Harrison Blake era un año mayor que Thoreau. Ambos estudiaron en Harvard, sin tener ningún contacto. Blake se licenció en Teología y comenzó una breve carrera sacerdotal que se agotó pronto: uno no puede pasarse sus días discutiendo dogmas. Entonces buscó un trabajo como profesor en una localidad cercana a Boston y tomó la costumbre de visitar Concord siempre que le era posible. Su único interés allí, por supuesto, era Emerson. Ambos hombres habían sido sacerdotes, ambos habían colgado los hábitos y ambos creían que ser hombres era mucho más importante y más valioso que ser sacerdotes. Hablaban de teología, de política, de literatura y los encuentros resultaban muy agradables para ambos. Una de aquellas tardes, hacia finales de 1844 o comienzos de 1845, Blake se encontró con Thoreau en casa de Emerson. Al parecer en aquella ocasión se habló de astronomía. Aunque Thoreau era un buen conocedor de esta materia, no habló demasiado, como era su costumbre. Cuando le preguntaron más directamente, contestó con sinceridad: «Estoy mucho más interesado en los estudios que tienen que ver con este planeta»[2]. Al final de la tarde Thoreau se animó a confesar que estaba pensando en construirse una cabaña en los bosques cercanos a Concord, donde poder vivir algunos años y alejarse de la sociedad. Blake le preguntó si no creía que echaría de menos la compañía de sus amigos. Y Thoreau contestó: «No, yo no soy nada». Blake recordará más tarde que esta respuesta le pareció «memorable, preñada de recursos, capaz de expresar un equilibrio y una fe en el universo casi inconcebibles».
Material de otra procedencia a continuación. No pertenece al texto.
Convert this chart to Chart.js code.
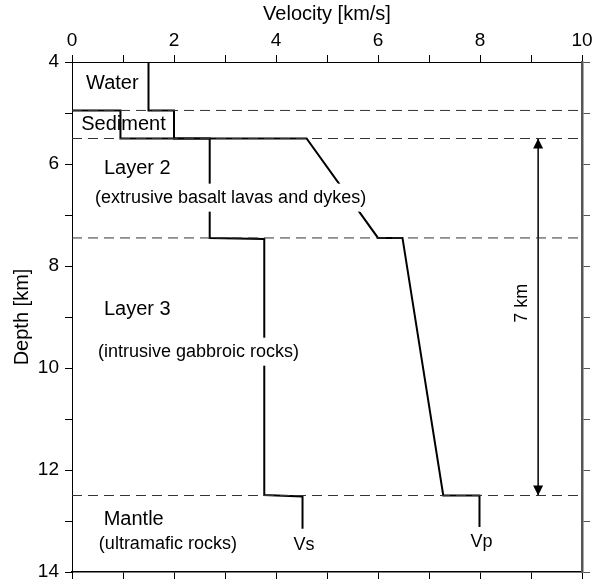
<!DOCTYPE html>
<html>
<head>
<meta charset="utf-8">
<script src="https://cdn.jsdelivr.net/npm/chart.js@4/dist/chart.umd.min.js"></script>
<style>
  html, body { margin: 0; padding: 0; background: #ffffff; }
</style>
</head>
<body>
<canvas id="profileChart" width="593" height="583"></canvas>
<script>
// Seismic velocity vs depth through oceanic crust

// S-wave profile
const vsVelocity = [0, 0.95, 0.95, 2.7, 2.7, 3.77, 3.77, 4.52, 4.52];
const vsDepth    = [4.95, 4.95, 5.5, 5.5, 7.45, 7.47, 12.49, 12.52, 13.15];

// P-wave profile
const vpVelocity = [1.5, 1.5, 2.0, 2.0, 4.6, 6.0, 6.48, 7.28, 7.99, 7.99];
const vpDepth    = [4.0, 4.95, 4.95, 5.5, 5.5, 7.45, 7.45, 12.5, 12.5, 13.12];

// layer boundaries (dashed)
const boundaryDepths = [4.95, 5.5, 7.45, 12.5];

// crust thickness arrow
const arrowVelocity = 9.14;
const arrowDepths = [5.5, 12.5];

const FONT = "'Liberation Sans', Arial, sans-serif";

// text placed in data coordinates
const layerLabels = [
    { text: 'Water', v: 0.79, d: 4.43, size: 20 },
    { text: 'Sediment', v: 1.01, d: 5.22, size: 20 },
    { text: 'Layer 2', v: 1.28, d: 6.08, size: 20 },
    { text: '(extrusive basalt lavas and dykes)', v: 3.11, d: 6.66, size: 18, mask: true },
    { text: 'Layer 3', v: 1.28, d: 8.86, size: 20 },
    { text: '(intrusive gabbroic rocks)', v: 2.48, d: 9.68, size: 18, mask: true },
    { text: 'Mantle', v: 1.21, d: 12.98, size: 20 },
    { text: '(ultramafic rocks)', v: 1.88, d: 13.45, size: 18 },
    { text: 'Vs', v: 4.55, d: 13.47, size: 18 },
    { text: 'Vp', v: 8.03, d: 13.41, size: 18 },
    { text: '7 km', v: 8.82, d: 8.73, size: 18, rotate: true }
];

const toPoints = (xs, ys) => xs.map((x, i) => ({ x: x, y: ys[i] }));

const evenOnly = v => (v % 2 === 0 ? v : '');

// fixed box sizes so the plot area lands where the original sits
const fixBox = (w, h) => s => {
    if (w !== null) s.width = w;
    if (h !== null) s.height = h;
    s.paddingTop = 0;
    s.paddingBottom = 0;
    s.paddingLeft = 0;
    s.paddingRight = 0;
};

// Draw labels, masks and arrow heads on top of the lines
const profileLabels = {
    id: 'profileLabels',
    afterDatasetsDraw(chart) {
        const ctx = chart.ctx;
        const xs = chart.scales.x;
        const ys = chart.scales.y;
        ctx.save();

        // arrow heads
        const ax = xs.getPixelForValue(arrowVelocity);
        const top = ys.getPixelForValue(arrowDepths[0]);
        const bot = ys.getPixelForValue(arrowDepths[1]);
        ctx.fillStyle = '#000';
        ctx.beginPath();
        ctx.moveTo(ax, top);
        ctx.lineTo(ax - 5, top + 10);
        ctx.lineTo(ax + 5, top + 10);
        ctx.closePath();
        ctx.fill();
        ctx.beginPath();
        ctx.moveTo(ax, bot);
        ctx.lineTo(ax - 5, bot - 10);
        ctx.lineTo(ax + 5, bot - 10);
        ctx.closePath();
        ctx.fill();

        ctx.textAlign = 'center';
        ctx.textBaseline = 'middle';
        layerLabels.forEach(l => {
            const px = xs.getPixelForValue(l.v);
            const py = ys.getPixelForValue(l.d);
            ctx.font = l.size + 'px ' + FONT;
            if (l.mask) {
                const w = ctx.measureText(l.text).width;
                ctx.fillStyle = '#fff';
                ctx.fillRect(px - w / 2 - 4, py - 14, w + 8, 28);
            }
            ctx.fillStyle = '#000';
            if (l.rotate) {
                ctx.save();
                ctx.translate(px, py);
                ctx.rotate(-Math.PI / 2);
                ctx.fillText(l.text, 0, 0);
                ctx.restore();
            } else {
                ctx.fillText(l.text, px, py);
            }
        });
        ctx.restore();
    }
};

const boundarySets = boundaryDepths.map(d => ({
    data: [{ x: 0, y: d }, { x: 10, y: d }],
    borderColor: '#333',
    borderWidth: 1,
    borderDash: [10, 6],
    showLine: true,
    pointRadius: 0
}));

new Chart(document.getElementById('profileChart'), {
    type: 'scatter',
    data: {
        datasets: [
            ...boundarySets,
            {
                label: 'Vs',
                data: toPoints(vsVelocity, vsDepth),
                borderColor: '#000',
                borderWidth: 2,
                showLine: true,
                pointRadius: 0
            },
            {
                label: 'Vp',
                data: toPoints(vpVelocity, vpDepth),
                borderColor: '#000',
                borderWidth: 2,
                showLine: true,
                pointRadius: 0
            },
            {
                label: 'thickness',
                data: arrowDepths.map(d => ({ x: arrowVelocity, y: d })),
                borderColor: '#000',
                borderWidth: 1.5,
                showLine: true,
                pointRadius: 0
            }
        ]
    },
    options: {
        responsive: false,
        animation: false,
        layout: { padding: 0 },
        plugins: {
            legend: { display: false },
            tooltip: { enabled: false }
        },
        scales: {
            x: {
                type: 'linear',
                position: 'top',
                min: 0,
                max: 10,
                ticks: {
                    stepSize: 1,
                    autoSkip: false,
                    maxRotation: 0,
                    padding: 3,
                    color: '#000',
                    font: { family: FONT, size: 19 },
                    callback: evenOnly
                },
                grid: { drawOnChartArea: false, tickLength: 7, color: '#000' },
                border: { color: '#000', width: 1 },
                title: {
                    display: true,
                    text: 'Velocity [km/s]',
                    color: '#000',
                    font: { family: FONT, size: 20 },
                    padding: { top: 2, bottom: 0 }
                },
                afterFit: fixBox(null, 62)
            },
            xBottom: {
                type: 'linear',
                position: 'bottom',
                min: 0,
                max: 10,
                ticks: { stepSize: 1, display: false },
                grid: { drawOnChartArea: false, tickLength: 7, color: '#000' },
                border: { color: '#000', width: 1.5 },
                afterFit: fixBox(null, 11)
            },
            y: {
                type: 'linear',
                position: 'left',
                reverse: true,
                min: 4,
                max: 14,
                ticks: {
                    stepSize: 1,
                    autoSkip: false,
                    padding: 6,
                    color: '#000',
                    font: { family: FONT, size: 19 },
                    callback: evenOnly
                },
                grid: { drawOnChartArea: false, tickLength: 7, color: '#000' },
                border: { color: '#000', width: 1 },
                title: {
                    display: true,
                    text: 'Depth [km]',
                    color: '#000',
                    font: { family: FONT, size: 20 },
                    padding: { top: 10, bottom: 0 }
                },
                afterFit: fixBox(72, null)
            },
            yRight: {
                type: 'linear',
                position: 'right',
                reverse: true,
                min: 4,
                max: 14,
                ticks: { stepSize: 1, display: false },
                grid: { drawOnChartArea: false, tickLength: 8, color: '#555' },
                border: { color: '#555', width: 2.5 },
                afterFit: fixBox(11, null)
            }
        }
    },
    plugins: [profileLabels]
});
</script>
</body>
</html>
En los años siguientes, Blake volvió a encontrarse con Thoreau en distintas ocasiones y finalmente se encontró con uno de sus textos: un artículo sobre el poeta latino y estoico Aulo Persio Flaco publicado en un viejo número de la revista The Dial cuando Thoreau sumaba veintidós años. Este escrito reavivó la «impresión obsesiva» que Blake tuvo del genio de Thoreau aquella tarde en casa de Emerson. Fue entonces cuando se decidió a escribirle y así nació la correspondencia que el lector tiene en sus manos.

Tres décadas más tarde, muerto primero Thoreau y después su hermana Sophia, Harrison Blake heredó todos los volúmenes del ingente diario de Thoreau (del que se ocupó de preparar y publicar una selección) y su propia correspondencia con él. Si bien se han conservado las cartas escritas por Thoreau a Blake, nada se sabe de aquellas que este último le escribiera al primero. Tan solo se conoce la primera de ellas: es la que abre este volumen. Sí sabemos, sin embargo, que el anciano Blake volvió una y otra vez a aquellas cartas, como si aún estuviera buscando lo que vislumbró por un instante aquella tarde en casa de Emerson, un camino enfangado que parecía llevar a ese lugar tan recóndito, tan bello y tan calmo en el que Thoreau vivía sin mayores dificultades: «Leo y releo sus cartas, no me canso de hacerlo. Busco nuevos significados y encuentro cosas que ahora me llegan con más fuerza que nunca. Y, sin embargo, sé que estas cartas siguen viajando en el correo, que en cierto sentido aún no me han llegado, y probablemente no lo harán mientras viva. De hecho, puede decirse que estas cartas están desde siempre dirigidas a quien mejor pueda leerlas»[3].